Policy Violations, Disciplinary Actions
Violation of this Policy or securities laws is grounds for immediate disciplinary action, up to and including termination of employment, disgorgement of profits, and/or other actions deemed appropriate by the Company. Also, criminal sanctions and civil penalties sought by the SEC and private actions for damages can be substantial.
Additional Provisions Applicable to Pegasystems’ Directors and Officers
“Directors” are the individuals serving on the Board of Directors of Pegasystems Inc.
“Officers” are the individuals designated by Pegasystems’ Board of Directors as meeting the criteria of “officers” as defined in Rule 16a-1(f) under the Securities Exchange Act of 1934.

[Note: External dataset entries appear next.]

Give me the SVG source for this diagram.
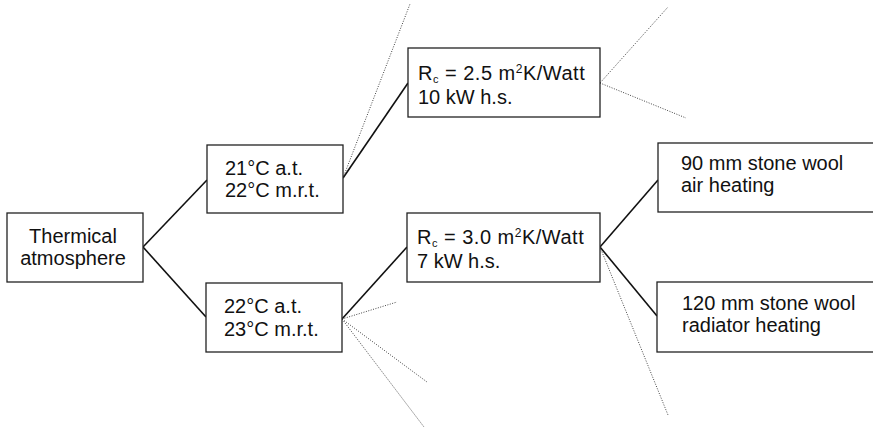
<svg xmlns="http://www.w3.org/2000/svg" width="873" height="428" viewBox="0 0 873 428">
<style>
.box{fill:#fff;stroke:#222;stroke-width:1.3}
.t{font-family:"Liberation Sans",Arial,sans-serif;font-size:20px;fill:#111}
.rc{letter-spacing:0.5px}
.sub{font-size:11px}
.sup{font-size:12px}
.solid{stroke:#111;stroke-width:1.6;fill:none}
.dot{stroke:#444;stroke-width:1;stroke-dasharray:1 1.5;fill:none}
</style>
<rect width="873" height="428" fill="#fff"/>
<g id="connectors">
<line class="solid" x1="143" y1="247" x2="207" y2="180"/>
<line class="solid" x1="143" y1="247" x2="206" y2="317"/>
<line class="solid" x1="343" y1="178" x2="408" y2="83"/>
<line class="solid" x1="342" y1="319" x2="407" y2="247"/>
<line class="solid" x1="600" y1="247" x2="658" y2="180"/>
<line class="solid" x1="600" y1="247" x2="657" y2="316"/>
<line class="dot" x1="343" y1="178" x2="410" y2="4"/>
<line class="dot" x1="600" y1="83" x2="668" y2="7"/>
<line class="dot" x1="600" y1="83" x2="686" y2="118"/>
<line class="dot" x1="342" y1="319" x2="397" y2="302"/>
<line class="dot" x1="342" y1="319" x2="427" y2="382"/>
<line class="dot" x1="342" y1="319" x2="424" y2="427"/>
<line class="dot" x1="600" y1="247" x2="668" y2="415"/>
</g>
<g id="thermical">
<rect class="box" x="7" y="213" width="136" height="69"/>
<text class="t" x="73" y="243" text-anchor="middle">Thermical</text>
<text class="t" x="73" y="265" text-anchor="middle">atmosphere</text>
</g>
<g id="t21">
<rect class="box" x="207" y="145" width="136" height="68"/>
<text class="t" x="225" y="175">21°C a.t.</text>
<text class="t" x="225" y="197">22°C m.r.t.</text>
</g>
<g id="t22">
<rect class="box" x="206" y="283" width="136" height="69"/>
<text class="t" x="224" y="313">22°C a.t.</text>
<text class="t" x="224" y="336">23°C m.r.t.</text>
</g>
<g id="rc25">
<rect class="box" x="408" y="48" width="192" height="69"/>
<text class="t rc" x="418" y="80">R<tspan class="sub" dy="3">c</tspan><tspan dy="-3"> = 2.5 m</tspan><tspan class="sup" dy="-7">2</tspan><tspan dy="7">K/Watt</tspan></text>
<text class="t" x="418" y="104">10 kW h.s.</text>
</g>
<g id="rc30">
<rect class="box" x="407" y="213" width="193" height="69"/>
<text class="t rc" x="417" y="244">R<tspan class="sub" dy="3">c</tspan><tspan dy="-3"> = 3.0 m</tspan><tspan class="sup" dy="-7">2</tspan><tspan dy="7">K/Watt</tspan></text>
<text class="t" x="417" y="268">7 kW h.s.</text>
</g>
<g id="wool90">
<rect class="box" x="658" y="143" width="225" height="69"/>
<text class="t" x="681" y="170">90 mm stone wool</text>
<text class="t" x="681" y="192">air heating</text>
</g>
<g id="wool120">
<rect class="box" x="657" y="282" width="226" height="70"/>
<text class="t" x="682" y="310">120 mm stone wool</text>
<text class="t" x="682" y="332">radiator heating</text>
</g>
</svg>
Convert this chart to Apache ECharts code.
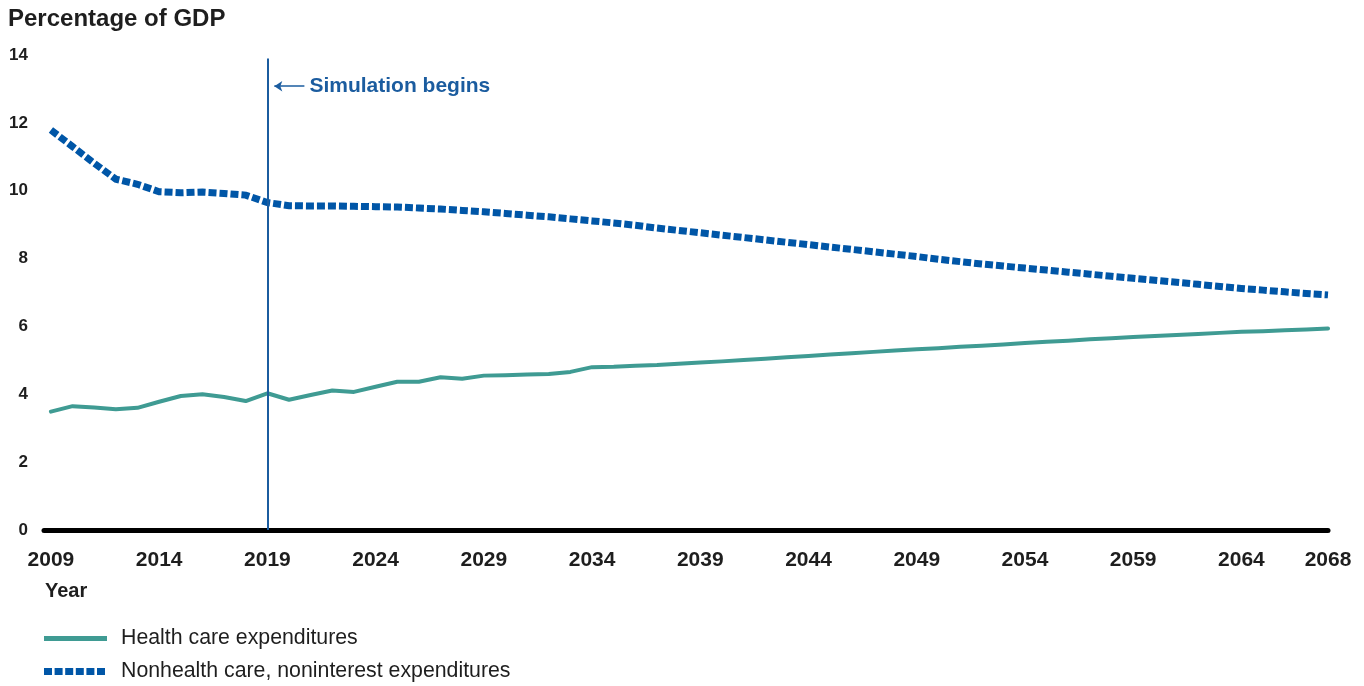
<!DOCTYPE html>
<html>
<head>
<meta charset="utf-8">
<script src="https://cdn.jsdelivr.net/npm/echarts@6/dist/echarts.min.js"></script>
<style>
  html, body { margin: 0; padding: 0; background: #fff; }
  #chart { width: 1364px; height: 686px; }
</style>
</head>
<body>
<div id="chart"></div>
<script>
// Federal spending outlook, share of GDP, 2009-2068
const firstYear = 2009;
const lastYear = 2068;
const simulationStart = 2019;

const years = [];
for (let y = firstYear; y <= lastYear; y++) years.push(y);

const yearTicks = [2009, 2014, 2019, 2024, 2029, 2034, 2039, 2044, 2049, 2054, 2059, 2064, 2068];
const valueTicks = [0, 2, 4, 6, 8, 10, 12, 14];

const healthCare = [
  3.49, 3.65, 3.61, 3.56, 3.60, 3.78, 3.95, 4.00, 3.92, 3.80,
  4.03, 3.84, 3.98, 4.11, 4.07, 4.22, 4.37, 4.37, 4.50, 4.46,
  4.55, 4.56, 4.58, 4.60, 4.66, 4.80, 4.81, 4.84, 4.86, 4.90,
  4.94, 4.97, 5.01, 5.05, 5.09, 5.13, 5.17, 5.21, 5.25, 5.29,
  5.33, 5.36, 5.40, 5.43, 5.47, 5.51, 5.55, 5.58, 5.62, 5.65,
  5.69, 5.72, 5.75, 5.78, 5.81, 5.84, 5.86, 5.89, 5.91, 5.94
];

const nonhealthNoninterest = [
  11.79, 11.30, 10.81, 10.34, 10.19, 9.97, 9.94, 9.96, 9.92, 9.87,
  9.65, 9.56, 9.55, 9.55, 9.54, 9.53, 9.52, 9.49, 9.46, 9.42,
  9.38, 9.33, 9.28, 9.23, 9.17, 9.11, 9.05, 8.98, 8.90, 8.83,
  8.76, 8.69, 8.62, 8.55, 8.48, 8.41, 8.34, 8.27, 8.20, 8.13,
  8.06, 7.98, 7.91, 7.84, 7.78, 7.72, 7.66, 7.60, 7.54, 7.48,
  7.42, 7.36, 7.30, 7.24, 7.18, 7.12, 7.07, 7.02, 6.97, 6.93
];

const FONT = '"Liberation Sans", Arial, Helvetica, sans-serif';
const GREEN = '#3f9b93';
const BLUE = '#0056a7';
const MARK_BLUE = '#1b5c9f';
const INK = '#1e1e1e';

const HEALTH_NAME = 'Health care expenditures';
const OTHER_NAME = 'Nonhealth care, noninterest expenditures';

// Legend keys: a solid bar and a row of six square dashes
const solidKey = 'path://M0,0H63V5H0Z';
const dashedKey = 'path://M0,0h8v7h-8z M10.6,0h8v7h-8z M21.2,0h8v7h-8z M31.8,0h8v7h-8z M42.4,0h8v7h-8z M53,0h8v7h-8z';

const pairs = vals => years.map((y, i) => [y, vals[i]]);

const legendBase = {
  orient: 'vertical',
  left: 44,
  padding: 0,
  selectedMode: false
};

const chart = echarts.init(document.getElementById('chart'), null, { renderer: 'canvas' });

chart.setOption({
  animation: false,
  backgroundColor: '#fff',
  textStyle: { fontFamily: FONT },
  title: [
    {
      text: 'Percentage of GDP',
      left: 8, top: 7, padding: 0,
      textStyle: { fontFamily: FONT, fontSize: 24, fontWeight: 'bold', color: INK }
    },
    {
      text: 'Year',
      left: 45, top: 581, padding: 0,
      textStyle: { fontFamily: FONT, fontSize: 20, fontWeight: 'bold', color: INK }
    }
  ],
  grid: { left: 44, right: 36, top: 55, bottom: 156, containLabel: false },
  xAxis: {
    type: 'value',
    min: 2008.68,
    max: lastYear,
    splitLine: { show: false },
    axisTick: { show: false },
    axisLine: { show: true, onZero: true, lineStyle: { color: '#000', width: 5 } },
    axisLabel: {
      customValues: yearTicks,
      formatter: v => String(v),
      margin: 20,
      fontFamily: FONT, fontSize: 21, fontWeight: 'bold', color: INK,
      showMinLabel: true, showMaxLabel: true
    }
  },
  yAxis: {
    type: 'value',
    min: valueTicks[0],
    max: valueTicks[valueTicks.length - 1],
    interval: 2,
    splitLine: { show: false },
    axisTick: { show: false },
    axisLine: { show: false },
    axisLabel: {
      margin: 16,
      align: 'right',
      fontFamily: FONT, fontSize: 17, fontWeight: 'bold', color: INK
    }
  },
  legend: [
    Object.assign({}, legendBase, {
      top: 628,
      itemWidth: 63, itemHeight: 5,
      icon: solidKey,
      textStyle: { fontFamily: FONT, fontSize: 21.3, color: INK, padding: [0, 0, 0, 9] },
      data: [HEALTH_NAME]
    }),
    Object.assign({}, legendBase, {
      top: 661,
      itemWidth: 61, itemHeight: 7,
      icon: dashedKey,
      textStyle: { fontFamily: FONT, fontSize: 21.3, color: INK, padding: [0, 0, 0, 11] },
      data: [OTHER_NAME]
    })
  ],
  series: [
    {
      name: HEALTH_NAME,
      type: 'line',
      data: pairs(healthCare),
      symbol: 'none',
      lineStyle: { color: GREEN, width: 4, cap: 'round', join: 'round' },
      itemStyle: { color: GREEN },
      z: 3,
      markLine: {
        silent: true,
        symbol: ['none', 'none'],
        animation: false,
        data: [
          [
            { coord: [simulationStart, 0], lineStyle: { color: MARK_BLUE, width: 2, type: 'solid' }, label: { show: false } },
            { coord: [simulationStart, 13.9] }
          ],
          [
            {
              coord: [simulationStart + 0.32, 13.08],
              symbol: 'arrow', symbolSize: [8, 8],
              lineStyle: { color: MARK_BLUE, width: 1.5, type: 'solid' },
              label: {
                show: true, position: 'end', distance: 5,
                formatter: 'Simulation begins',
                fontFamily: FONT, fontSize: 21, fontWeight: 'bold', color: MARK_BLUE
              }
            },
            { coord: [simulationStart + 1.71, 13.08], symbol: 'none' }
          ]
        ]
      }
    },
    {
      name: OTHER_NAME,
      type: 'line',
      data: pairs(nonhealthNoninterest),
      symbol: 'none',
      lineStyle: { color: BLUE, width: 7, type: [8, 3], cap: 'butt', join: 'miter' },
      itemStyle: { color: BLUE },
      z: 2
    }
  ]
});
</script>
</body>
</html>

1. U.S. securities laws require Directors and Officers to report on SEC Forms 4 or 5 all transactions in the Company’s securities including but not limited to purchases or sales of stock, gifts, and transactions involving stock options, restricted stock units, and other equity compensation awards.
2. Under U.S. securities laws, all Directors and Officers are liable to the Company for any profits realized in any short-swing transaction involving the Company’s stock. A short-swing transaction is defined as any sale and purchase or any purchase and sale of Pegasystems’ stock within any six-month period (with certain exceptions).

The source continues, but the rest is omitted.